For split squats, you’re going to need to steal a bench from somewhere. Put the bench about a foot behind the bar. Stand under the bar and place one foot behind you on the bench. Next, perform a squat — your form should basically look like a walking lunge.
Perform two sets of 10 reps for each leg, alternating between sets. Aim to rest for about 30 seconds between sets.
Personally, I preferred to perform pressing exercises on the Smith machine over leg exercises.
Grab a bench again — adjustable just means more exercises you can perform. Similar to a squat, using a Smith machine to press means you are losing a lot of natural movement. Treat these exercises more like a last set finisher rather than a full-blown love affair with it.
Lie on the bench and make sure you get it where it is comfortable and going to allow you to press with good form. Keep your feet flat on the floor and perform the exercise. A wider hand placement will emphasize your chest, while a narrower grip emphasizes the triceps.
An adjustable bench means you can now do those variations for an incline and possibly decline position. Don’t forget overhead presses.
Pick a couple of exercises and perform 2 sets of 12 for each exercise.
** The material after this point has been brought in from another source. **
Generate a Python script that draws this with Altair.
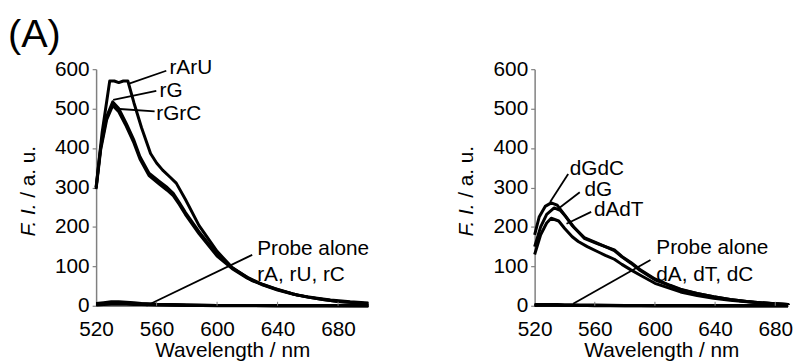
import altair as alt
import pandas as pd

FONT = "Liberation Sans"
FS = 21

# ---------------- Left panel (RNA) ----------------
wl_rArU = [520, 524, 529, 532, 535, 538, 541, 545, 550, 556, 560, 564, 569, 573, 579, 588, 600, 610, 623, 638, 653, 665, 675, 688, 700]
fi_rArU = [300, 440, 570, 570, 566, 570, 570, 515, 452, 386, 362, 344, 326, 311, 270, 204, 138, 97, 64, 44, 27, 20, 15, 10, 7]

wl_rG = [520, 523, 527, 531, 535, 540, 545, 549, 555, 562, 567, 571, 575, 579, 588, 600, 610, 620, 630, 640, 650, 660, 670, 680, 690, 700]
fi_rG = [300, 400, 480, 517, 500, 462, 420, 378, 336, 315, 300, 285, 262, 237, 188, 130, 96, 72, 54, 41, 30, 22, 16, 11, 8, 5]

wl_rGrC = [520, 523, 527, 531, 535, 540, 545, 549, 555, 562, 567, 571, 575, 579, 588, 600, 610, 620, 630, 640, 650, 660, 670, 680, 690, 700]
fi_rGrC = [296, 395, 472, 508, 492, 455, 413, 372, 330, 308, 293, 279, 257, 232, 183, 126, 94, 70, 53, 40, 30, 22, 16, 11, 8, 5]

wl_base = [520, 525, 530, 535, 540, 545, 550, 560, 580, 600, 640, 700]
fi_probe_r = [6, 8, 10, 10, 9, 8, 6, 4, 2, 1, 1, 0]
fi_rA = [4, 6, 8, 8, 7, 6, 5, 3, 2, 1, 0, 0]
fi_rU = [3, 5, 6, 6, 6, 5, 4, 3, 1, 1, 0, 0]
fi_rC = [2, 3, 4, 4, 4, 3, 3, 2, 1, 0, 0, 0]

lab_r = ["rArU", "rG", "rGrC", "Probe alone", "rA, rU, rC"]
lab_r_x = [568.5, 562, 559.8, 626.5, 626.5]
lab_r_y = [589, 530, 472, 129, 62]
lead_r_x1 = [542.3, 531.3, 535.7, 553.3]
lead_r_y1 = [564, 522, 499, 0]
lead_r_x2 = [566.4, 559.8, 558.7, 623.2]
lead_r_y2 = [596, 545, 493, 129]

# ---------------- Right panel (DNA) ----------------
wl_dGdC = [520, 523, 527, 531, 535, 540, 545, 553, 562, 567, 573, 578, 584, 590, 600, 610, 617, 628, 639, 650, 661, 670, 680, 690, 700]
fi_dGdC = [180, 225, 252, 261, 255, 230, 203, 173, 158, 150, 142, 125, 110, 92, 68, 52, 42, 31, 23, 16, 11, 8, 5, 3, 2]

wl_dG = [520, 524, 528, 533, 537, 541, 546, 553, 562, 567, 573, 578, 584, 590, 600, 610, 617, 628, 639, 650, 661, 670, 680, 690, 700]
fi_dG = [150, 200, 232, 248, 242, 225, 200, 171, 157, 150, 140, 124, 108, 90, 66, 51, 41, 31, 23, 16, 11, 8, 5, 3, 2]

wl_dAdT = [520, 524, 528, 531, 536, 540, 545, 549, 555, 562, 567, 573, 578, 584, 590, 600, 610, 617, 628, 639, 650, 661, 670, 680, 690, 700]
fi_dAdT = [130, 180, 210, 222, 215, 196, 175, 163, 150, 137, 128, 118, 105, 91, 78, 57, 44, 35, 26, 19, 14, 10, 7, 5, 3, 2]

fi_probe_d = [3, 3, 3, 3, 2, 2, 2, 2, 1, 1, 0, 0]
fi_dA = [2, 2, 2, 2, 2, 2, 1, 1, 1, 0, 0, 0]
fi_dT = [1, 2, 2, 2, 1, 1, 1, 1, 0, 0, 0, 0]
fi_dC = [1, 1, 1, 1, 1, 1, 1, 0, 0, 0, 0, 0]

lab_d = ["dGdC", "dG", "dAdT", "Probe alone", "dA, dT, dC"]
lab_d_x = [543.4, 553.2, 559.4, 600.9, 600.9]
lab_d_y = [331, 278, 228, 131, 62]
lead_d_x1 = [530.3, 535.7, 541.2, 545.6]
lead_d_y1 = [263, 246, 208, 5]
lead_d_x2 = [542.3, 550, 557.6, 597]
lead_d_y2 = [334, 288, 238, 116]

x_ticks = [520, 560, 600, 640, 680]
y_ticks = [0, 100, 200, 300, 400, 500, 600]
inner_ticks = [560, 600, 640, 680]

H = 239
W_LEFT, X_END_LEFT = 275, 700
# the right panel runs off the picture's right edge in the reference
W_RIGHT, X_END_RIGHT = 256, 688.5


def long_df(series):
    rows = []
    for name, (wl, fi) in series.items():
        for a, b in zip(wl, fi):
            rows.append({"wl": a, "fi": b, "s": name})
    return pd.DataFrame(rows)


X_AXIS = alt.Axis(values=x_ticks, title="Wavelength / nm", tickSize=0, labelPadding=13,
                  labelFlush=False, labelOverlap=False, titlePadding=0, titleFontSize=FS,
                  titleFont=FONT, titleFontWeight="normal", titleColor="black")
Y_AXIS = alt.Axis(values=y_ticks, title=None, tickSize=4, labelPadding=3,
                  labelFlush=False, labelOverlap=False)


def panel(series, labs, lx, ly, x1, y1, x2, y2, with_tag, width, x_end):
    xs = alt.Scale(domain=[520, x_end], nice=False, zero=False, clamp=True)
    ys = alt.Scale(domain=[0, 600], nice=False)
    df = long_df(series)
    lines = alt.Chart(df).mark_line(color="black", strokeWidth=3, strokeJoin="round").encode(
        x=alt.X("wl:Q", scale=xs, axis=X_AXIS),
        y=alt.Y("fi:Q", scale=ys, axis=Y_AXIS),
        detail="s:N",
        order="wl:Q",
    )
    ldf = pd.DataFrame({"x1": x1, "y1": y1, "x2": x2, "y2": y2})
    leaders = alt.Chart(ldf).mark_rule(color="black", strokeWidth=1.8).encode(
        x=alt.X("x1:Q", scale=xs, axis=X_AXIS), y=alt.Y("y1:Q", scale=ys, axis=Y_AXIS),
        x2="x2:Q", y2="y2:Q")
    tdf = pd.DataFrame({"t": labs, "x": lx, "y": ly})
    texts = alt.Chart(tdf).mark_text(align="left", baseline="alphabetic", font=FONT,
                                      fontSize=FS, color="black").encode(
        x=alt.X("x:Q", scale=xs, axis=X_AXIS), y=alt.Y("y:Q", scale=ys, axis=Y_AXIS),
        text="t:N")
    tdf2 = pd.DataFrame({"x": inner_ticks})
    ticks = alt.Chart(tdf2).mark_rule(color="#808080", strokeWidth=1).encode(
        x=alt.X("x:Q", scale=xs, axis=X_AXIS), y=alt.value(H), y2=alt.value(H - 4))
    yt1 = alt.Chart(pd.DataFrame({"t": ["F. I."]})).mark_text(
        align="left", baseline="alphabetic", angle=270, font=FONT, fontSize=FS,
        fontStyle="italic", color="black").encode(
        x=alt.value(-62), y=alt.value(169), text="t:N")
    yt2 = alt.Chart(pd.DataFrame({"t": ["/ a. u."]})).mark_text(
        align="left", baseline="alphabetic", angle=270, font=FONT, fontSize=FS,
        color="black").encode(
        x=alt.value(-62), y=alt.value(130), text="t:N")
    layers = [lines, leaders, texts, ticks, yt1, yt2]
    if with_tag:
        tag = alt.Chart(pd.DataFrame({"t": ["(A)"]})).mark_text(
            align="left", baseline="alphabetic", font=FONT, fontSize=40,
            color="black").encode(x=alt.value(-89), y=alt.value(-22), text="t:N")
        layers.append(tag)
    return alt.layer(*layers).properties(width=width, height=H)


left = panel({"rArU": (wl_rArU, fi_rArU), "rG": (wl_rG, fi_rG), "rGrC": (wl_rGrC, fi_rGrC),
              "Probe": (wl_base, fi_probe_r), "rA": (wl_base, fi_rA), "rU": (wl_base, fi_rU),
              "rC": (wl_base, fi_rC)},
             lab_r, lab_r_x, lab_r_y, lead_r_x1, lead_r_y1, lead_r_x2, lead_r_y2, True,
             W_LEFT, X_END_LEFT)
right = panel({"dGdC": (wl_dGdC, fi_dGdC), "dG": (wl_dG, fi_dG), "dAdT": (wl_dAdT, fi_dAdT),
               "Probe": (wl_base, fi_probe_d), "dA": (wl_base, fi_dA), "dT": (wl_base, fi_dT),
               "dC": (wl_base, fi_dC)},
              lab_d, lab_d_x, lab_d_y, lead_d_x1, lead_d_y1, lead_d_x2, lead_d_y2, False,
              W_RIGHT, X_END_RIGHT)

chart = alt.hconcat(left, right, spacing=87).properties(
    padding={"left": 0, "top": 6, "right": 0, "bottom": 0}
).configure_view(stroke=None).configure_axis(
    grid=False, domainColor="#808080", domainWidth=1.5, tickColor="#808080", tickWidth=1.2,
    labelFont=FONT, labelFontSize=FS, labelColor="black", titleFont=FONT
)

chart.save("out.html", embed_options={"renderer": "svg", "actions": False})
Keep the rest to 30 seconds.
If you have a hard time doing push-ups or regular push-ups are easy, the Smith machine can help you both.
Locking the Smith machine bar at the bottom will allow you to perform push-ups with less force needed to perform them. This why doing push-ups on your knees is easier than on your toes.
If you need more of a challenge, performing decline push-ups works your entire body — especially your core. Lock the bar at your desired height, get on the floor, and hook your feet on the bar. Keep your body tight and lower yourself to the floor and press up.
Perform two or three sets of 12 to 15 reps. If you can, keep rest to 45 seconds between sets.
I love back training and inverted rows are great. Place the bar as low as possible but still giving yourself enough room to lie underneath the bar and stretch your arms out to grab it.
You’ll hold the bar with an overhand grip as if you were about to bench press it, keep your heels on the floor, and form a straight line with your body from your head to your heels. Your body will be slightly suspended.
Tighten your core and retract your shoulder blades while you pull your chest up towards the bar. This is a great lat workout and I invite you to spend your time getting quality reps in.